• TASK:
Copy each line of the data below exactly, leaving out pictures.

• PROVIDED DATA:

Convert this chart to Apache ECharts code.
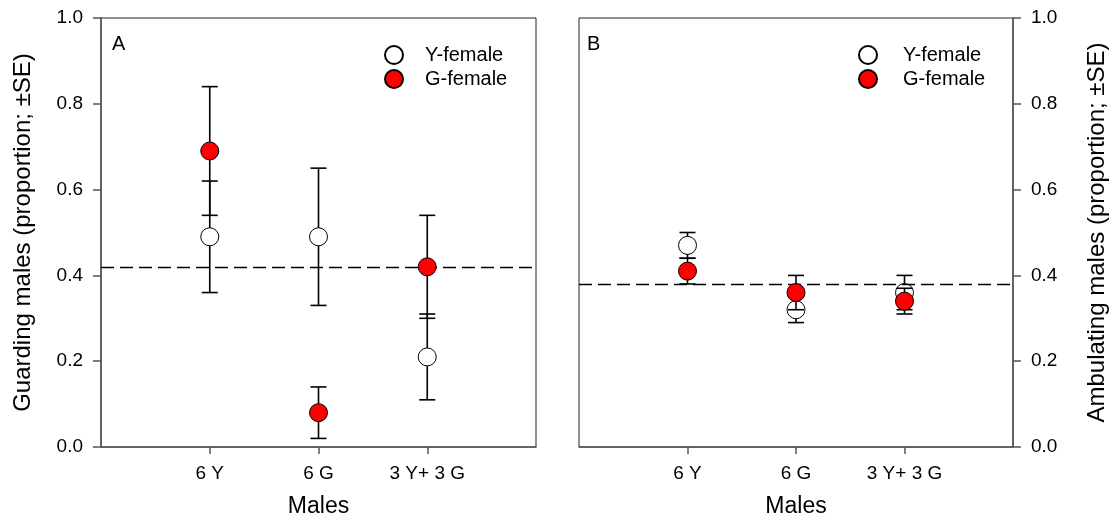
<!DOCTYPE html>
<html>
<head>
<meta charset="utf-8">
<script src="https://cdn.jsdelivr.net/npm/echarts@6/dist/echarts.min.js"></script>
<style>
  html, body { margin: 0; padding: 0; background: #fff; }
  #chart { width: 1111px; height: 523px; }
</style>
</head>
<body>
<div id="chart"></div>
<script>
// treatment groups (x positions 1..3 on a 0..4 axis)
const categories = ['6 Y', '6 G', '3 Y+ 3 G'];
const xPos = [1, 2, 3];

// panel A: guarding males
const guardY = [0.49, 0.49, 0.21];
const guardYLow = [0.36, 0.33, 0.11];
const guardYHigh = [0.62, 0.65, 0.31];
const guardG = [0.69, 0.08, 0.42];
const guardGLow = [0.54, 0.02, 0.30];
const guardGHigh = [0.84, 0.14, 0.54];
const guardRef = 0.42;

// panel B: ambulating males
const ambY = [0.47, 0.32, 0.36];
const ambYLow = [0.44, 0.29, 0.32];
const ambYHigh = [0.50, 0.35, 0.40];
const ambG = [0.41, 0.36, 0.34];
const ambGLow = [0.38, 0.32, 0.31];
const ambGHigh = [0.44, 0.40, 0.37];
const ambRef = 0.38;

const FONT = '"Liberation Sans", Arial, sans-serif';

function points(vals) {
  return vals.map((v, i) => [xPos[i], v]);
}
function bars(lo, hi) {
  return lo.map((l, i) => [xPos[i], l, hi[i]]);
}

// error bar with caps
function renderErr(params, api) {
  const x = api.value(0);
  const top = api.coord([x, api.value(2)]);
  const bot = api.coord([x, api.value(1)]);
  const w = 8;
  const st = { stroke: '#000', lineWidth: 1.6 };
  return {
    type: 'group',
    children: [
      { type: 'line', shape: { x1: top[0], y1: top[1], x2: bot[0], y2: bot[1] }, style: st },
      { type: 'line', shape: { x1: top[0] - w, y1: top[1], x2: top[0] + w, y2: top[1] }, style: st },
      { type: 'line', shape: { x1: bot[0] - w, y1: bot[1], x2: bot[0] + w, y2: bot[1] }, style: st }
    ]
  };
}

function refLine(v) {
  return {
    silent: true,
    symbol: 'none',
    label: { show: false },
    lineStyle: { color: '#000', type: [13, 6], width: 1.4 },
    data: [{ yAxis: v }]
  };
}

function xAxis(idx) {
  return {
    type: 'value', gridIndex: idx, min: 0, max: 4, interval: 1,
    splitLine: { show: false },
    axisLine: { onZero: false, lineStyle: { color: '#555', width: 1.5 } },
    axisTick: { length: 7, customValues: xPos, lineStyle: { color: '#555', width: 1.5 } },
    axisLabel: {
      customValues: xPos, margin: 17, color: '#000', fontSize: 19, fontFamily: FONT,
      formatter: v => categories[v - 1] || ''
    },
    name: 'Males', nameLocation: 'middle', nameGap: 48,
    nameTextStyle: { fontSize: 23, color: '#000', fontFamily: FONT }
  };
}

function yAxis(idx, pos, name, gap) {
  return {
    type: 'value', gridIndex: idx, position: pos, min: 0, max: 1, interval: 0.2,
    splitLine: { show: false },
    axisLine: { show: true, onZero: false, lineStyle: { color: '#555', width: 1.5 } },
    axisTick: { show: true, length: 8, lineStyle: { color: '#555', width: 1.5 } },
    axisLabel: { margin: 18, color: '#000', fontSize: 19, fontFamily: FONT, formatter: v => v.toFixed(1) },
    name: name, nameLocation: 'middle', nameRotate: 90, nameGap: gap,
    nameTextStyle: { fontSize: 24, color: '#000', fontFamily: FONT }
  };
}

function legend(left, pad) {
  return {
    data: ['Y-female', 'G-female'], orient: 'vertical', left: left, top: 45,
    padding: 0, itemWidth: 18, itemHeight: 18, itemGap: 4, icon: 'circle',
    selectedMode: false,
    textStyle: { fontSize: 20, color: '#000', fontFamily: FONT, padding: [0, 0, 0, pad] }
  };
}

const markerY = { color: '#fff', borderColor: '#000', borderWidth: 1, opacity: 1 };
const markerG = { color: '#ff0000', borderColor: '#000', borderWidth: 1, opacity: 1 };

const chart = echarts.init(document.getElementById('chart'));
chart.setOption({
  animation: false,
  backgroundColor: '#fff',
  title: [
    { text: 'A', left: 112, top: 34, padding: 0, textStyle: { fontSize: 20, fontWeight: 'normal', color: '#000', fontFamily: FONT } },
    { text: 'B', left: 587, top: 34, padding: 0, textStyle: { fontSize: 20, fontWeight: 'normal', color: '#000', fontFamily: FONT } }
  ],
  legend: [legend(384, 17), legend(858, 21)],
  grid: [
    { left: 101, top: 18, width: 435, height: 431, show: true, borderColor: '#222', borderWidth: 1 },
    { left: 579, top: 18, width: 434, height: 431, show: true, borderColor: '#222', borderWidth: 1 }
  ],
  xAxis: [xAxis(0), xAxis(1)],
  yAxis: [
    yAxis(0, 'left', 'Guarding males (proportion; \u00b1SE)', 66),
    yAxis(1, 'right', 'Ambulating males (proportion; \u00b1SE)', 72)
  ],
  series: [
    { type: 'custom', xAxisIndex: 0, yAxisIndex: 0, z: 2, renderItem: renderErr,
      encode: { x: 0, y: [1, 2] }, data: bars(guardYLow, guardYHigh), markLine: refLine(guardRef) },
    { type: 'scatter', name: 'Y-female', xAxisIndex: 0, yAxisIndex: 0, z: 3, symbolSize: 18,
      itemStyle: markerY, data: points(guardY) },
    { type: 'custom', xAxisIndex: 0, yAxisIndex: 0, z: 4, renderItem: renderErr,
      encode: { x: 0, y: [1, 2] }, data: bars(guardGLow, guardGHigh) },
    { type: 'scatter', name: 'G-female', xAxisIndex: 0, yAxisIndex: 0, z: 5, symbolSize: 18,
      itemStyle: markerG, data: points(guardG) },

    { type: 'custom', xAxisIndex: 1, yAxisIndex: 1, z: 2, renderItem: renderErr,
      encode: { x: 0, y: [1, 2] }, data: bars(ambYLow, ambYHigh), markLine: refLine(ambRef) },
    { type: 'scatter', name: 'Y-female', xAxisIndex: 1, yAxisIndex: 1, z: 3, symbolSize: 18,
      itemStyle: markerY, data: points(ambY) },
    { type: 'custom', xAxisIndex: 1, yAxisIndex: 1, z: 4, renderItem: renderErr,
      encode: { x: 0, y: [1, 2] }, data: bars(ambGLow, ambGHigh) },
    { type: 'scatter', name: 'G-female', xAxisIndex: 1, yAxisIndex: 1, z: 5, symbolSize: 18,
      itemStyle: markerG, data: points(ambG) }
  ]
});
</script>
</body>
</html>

• EXERCISE RESPONSE:
Convert this chart to Apache ECharts code.
<!DOCTYPE html>
<html>
<head>
<meta charset="utf-8">
<script src="https://cdn.jsdelivr.net/npm/echarts@6/dist/echarts.min.js"></script>
<style>
  html, body { margin: 0; padding: 0; background: #fff; }
  #chart { width: 1111px; height: 523px; }
</style>
</head>
<body>
<div id="chart"></div>
<script>
// treatment groups (x positions 1..3 on a 0..4 axis)
const categories = ['6 Y', '6 G', '3 Y+ 3 G'];
const xPos = [1, 2, 3];

// panel A: guarding males
const guardY = [0.49, 0.49, 0.21];
const guardYLow = [0.36, 0.33, 0.11];
const guardYHigh = [0.62, 0.65, 0.31];
const guardG = [0.69, 0.08, 0.42];
const guardGLow = [0.54, 0.02, 0.30];
const guardGHigh = [0.84, 0.14, 0.54];
const guardRef = 0.42;

// panel B: ambulating males
const ambY = [0.47, 0.32, 0.36];
const ambYLow = [0.44, 0.29, 0.32];
const ambYHigh = [0.50, 0.35, 0.40];
const ambG = [0.41, 0.36, 0.34];
const ambGLow = [0.38, 0.32, 0.31];
const ambGHigh = [0.44, 0.40, 0.37];
const ambRef = 0.38;

const FONT = '"Liberation Sans", Arial, sans-serif';

function points(vals) {
  return vals.map((v, i) => [xPos[i], v]);
}
function bars(lo, hi) {
  return lo.map((l, i) => [xPos[i], l, hi[i]]);
}

// error bar with caps
function renderErr(params, api) {
  const x = api.value(0);
  const top = api.coord([x, api.value(2)]);
  const bot = api.coord([x, api.value(1)]);
  const w = 8;
  const st = { stroke: '#000', lineWidth: 1.6 };
  return {
    type: 'group',
    children: [
      { type: 'line', shape: { x1: top[0], y1: top[1], x2: bot[0], y2: bot[1] }, style: st },
      { type: 'line', shape: { x1: top[0] - w, y1: top[1], x2: top[0] + w, y2: top[1] }, style: st },
      { type: 'line', shape: { x1: bot[0] - w, y1: bot[1], x2: bot[0] + w, y2: bot[1] }, style: st }
    ]
  };
}

function refLine(v) {
  return {
    silent: true,
    symbol: 'none',
    label: { show: false },
    lineStyle: { color: '#000', type: [13, 6], width: 1.4 },
    data: [{ yAxis: v }]
  };
}

function xAxis(idx) {
  return {
    type: 'value', gridIndex: idx, min: 0, max: 4, interval: 1,
    splitLine: { show: false },
    axisLine: { onZero: false, lineStyle: { color: '#555', width: 1.5 } },
    axisTick: { length: 7, customValues: xPos, lineStyle: { color: '#555', width: 1.5 } },
    axisLabel: {
      customValues: xPos, margin: 17, color: '#000', fontSize: 19, fontFamily: FONT,
      formatter: v => categories[v - 1] || ''
    },
    name: 'Males', nameLocation: 'middle', nameGap: 48,
    nameTextStyle: { fontSize: 23, color: '#000', fontFamily: FONT }
  };
}

function yAxis(idx, pos, name, gap) {
  return {
    type: 'value', gridIndex: idx, position: pos, min: 0, max: 1, interval: 0.2,
    splitLine: { show: false },
    axisLine: { show: true, onZero: false, lineStyle: { color: '#555', width: 1.5 } },
    axisTick: { show: true, length: 8, lineStyle: { color: '#555', width: 1.5 } },
    axisLabel: { margin: 18, color: '#000', fontSize: 19, fontFamily: FONT, formatter: v => v.toFixed(1) },
    name: name, nameLocation: 'middle', nameRotate: 90, nameGap: gap,
    nameTextStyle: { fontSize: 24, color: '#000', fontFamily: FONT }
  };
}

function legend(left, pad) {
  return {
    data: ['Y-female', 'G-female'], orient: 'vertical', left: left, top: 45,
    padding: 0, itemWidth: 18, itemHeight: 18, itemGap: 4, icon: 'circle',
    selectedMode: false,
    textStyle: { fontSize: 20, color: '#000', fontFamily: FONT, padding: [0, 0, 0, pad] }
  };
}

const markerY = { color: '#fff', borderColor: '#000', borderWidth: 1, opacity: 1 };
const markerG = { color: '#ff0000', borderColor: '#000', borderWidth: 1, opacity: 1 };

const chart = echarts.init(document.getElementById('chart'));
chart.setOption({
  animation: false,
  backgroundColor: '#fff',
  title: [
    { text: 'A', left: 112, top: 34, padding: 0, textStyle: { fontSize: 20, fontWeight: 'normal', color: '#000', fontFamily: FONT } },
    { text: 'B', left: 587, top: 34, padding: 0, textStyle: { fontSize: 20, fontWeight: 'normal', color: '#000', fontFamily: FONT } }
  ],
  legend: [legend(384, 17), legend(858, 21)],
  grid: [
    { left: 101, top: 18, width: 435, height: 431, show: true, borderColor: '#222', borderWidth: 1 },
    { left: 579, top: 18, width: 434, height: 431, show: true, borderColor: '#222', borderWidth: 1 }
  ],
  xAxis: [xAxis(0), xAxis(1)],
  yAxis: [
    yAxis(0, 'left', 'Guarding males (proportion; \u00b1SE)', 66),
    yAxis(1, 'right', 'Ambulating males (proportion; \u00b1SE)', 72)
  ],
  series: [
    { type: 'custom', xAxisIndex: 0, yAxisIndex: 0, z: 2, renderItem: renderErr,
      encode: { x: 0, y: [1, 2] }, data: bars(guardYLow, guardYHigh), markLine: refLine(guardRef) },
    { type: 'scatter', name: 'Y-female', xAxisIndex: 0, yAxisIndex: 0, z: 3, symbolSize: 18,
      itemStyle: markerY, data: points(guardY) },
    { type: 'custom', xAxisIndex: 0, yAxisIndex: 0, z: 4, renderItem: renderErr,
      encode: { x: 0, y: [1, 2] }, data: bars(guardGLow, guardGHigh) },
    { type: 'scatter', name: 'G-female', xAxisIndex: 0, yAxisIndex: 0, z: 5, symbolSize: 18,
      itemStyle: markerG, data: points(guardG) },

    { type: 'custom', xAxisIndex: 1, yAxisIndex: 1, z: 2, renderItem: renderErr,
      encode: { x: 0, y: [1, 2] }, data: bars(ambYLow, ambYHigh), markLine: refLine(ambRef) },
    { type: 'scatter', name: 'Y-female', xAxisIndex: 1, yAxisIndex: 1, z: 3, symbolSize: 18,
      itemStyle: markerY, data: points(ambY) },
    { type: 'custom', xAxisIndex: 1, yAxisIndex: 1, z: 4, renderItem: renderErr,
      encode: { x: 0, y: [1, 2] }, data: bars(ambGLow, ambGHigh) },
    { type: 'scatter', name: 'G-female', xAxisIndex: 1, yAxisIndex: 1, z: 5, symbolSize: 18,
      itemStyle: markerG, data: points(ambG) }
  ]
});
</script>
</body>
</html>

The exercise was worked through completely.